GIVEN EXERCISE — Copy out the material below in full, but not its images.

— START DATA EXTRACT —

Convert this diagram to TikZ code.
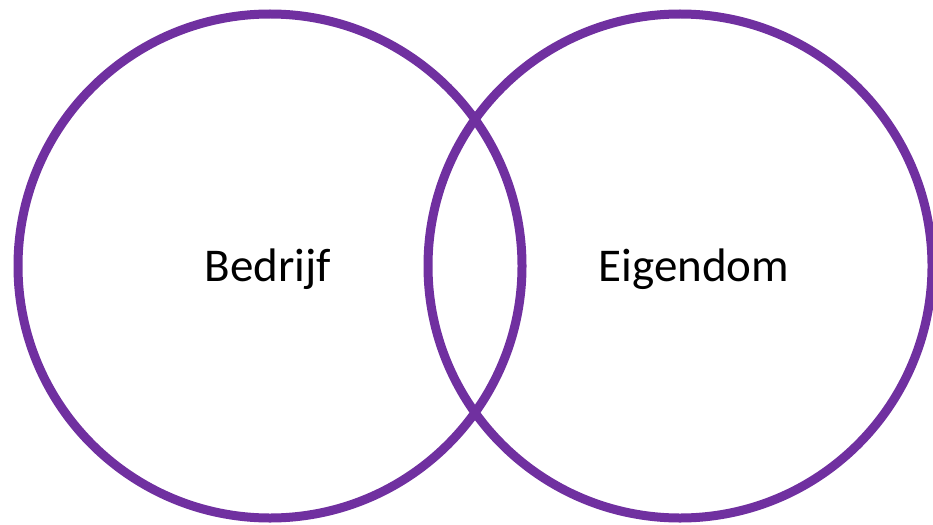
\documentclass[tikz,border=0pt]{standalone}
\usepackage{fontspec}
\setmainfont{Carlito}
\definecolor{vpurple}{HTML}{7030A0}
\begin{document}
\begin{tikzpicture}[x=1pt,y=-1pt,
  ring/.style={draw=vpurple,line width=9pt,circle,minimum size=504pt,inner sep=0pt},
  lbl/.style={font=\fontsize{47}{56}\selectfont,anchor=base,inner sep=0pt}]
\useasboundingbox (0,0) rectangle (933,524);
\node[ring] (left) at (270,266) {};
\node[ring] (right) at (680,266) {};
\node[lbl] (bedrijf) at (268,281) {Bedrijf};
\node[lbl] (eigendom) at (694,281) {Eigendom};
\end{tikzpicture}
\end{document}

— END DATA EXTRACT —

EXERCISE RESPONSE —
Convert this diagram to TikZ code.
\documentclass[tikz,border=0pt]{standalone}
\usepackage{fontspec}
\setmainfont{Carlito}
\definecolor{vpurple}{HTML}{7030A0}
\begin{document}
\begin{tikzpicture}[x=1pt,y=-1pt,
  ring/.style={draw=vpurple,line width=9pt,circle,minimum size=504pt,inner sep=0pt},
  lbl/.style={font=\fontsize{47}{56}\selectfont,anchor=base,inner sep=0pt}]
\useasboundingbox (0,0) rectangle (933,524);
\node[ring] (left) at (270,266) {};
\node[ring] (right) at (680,266) {};
\node[lbl] (bedrijf) at (268,281) {Bedrijf};
\node[lbl] (eigendom) at (694,281) {Eigendom};
\end{tikzpicture}
\end{document}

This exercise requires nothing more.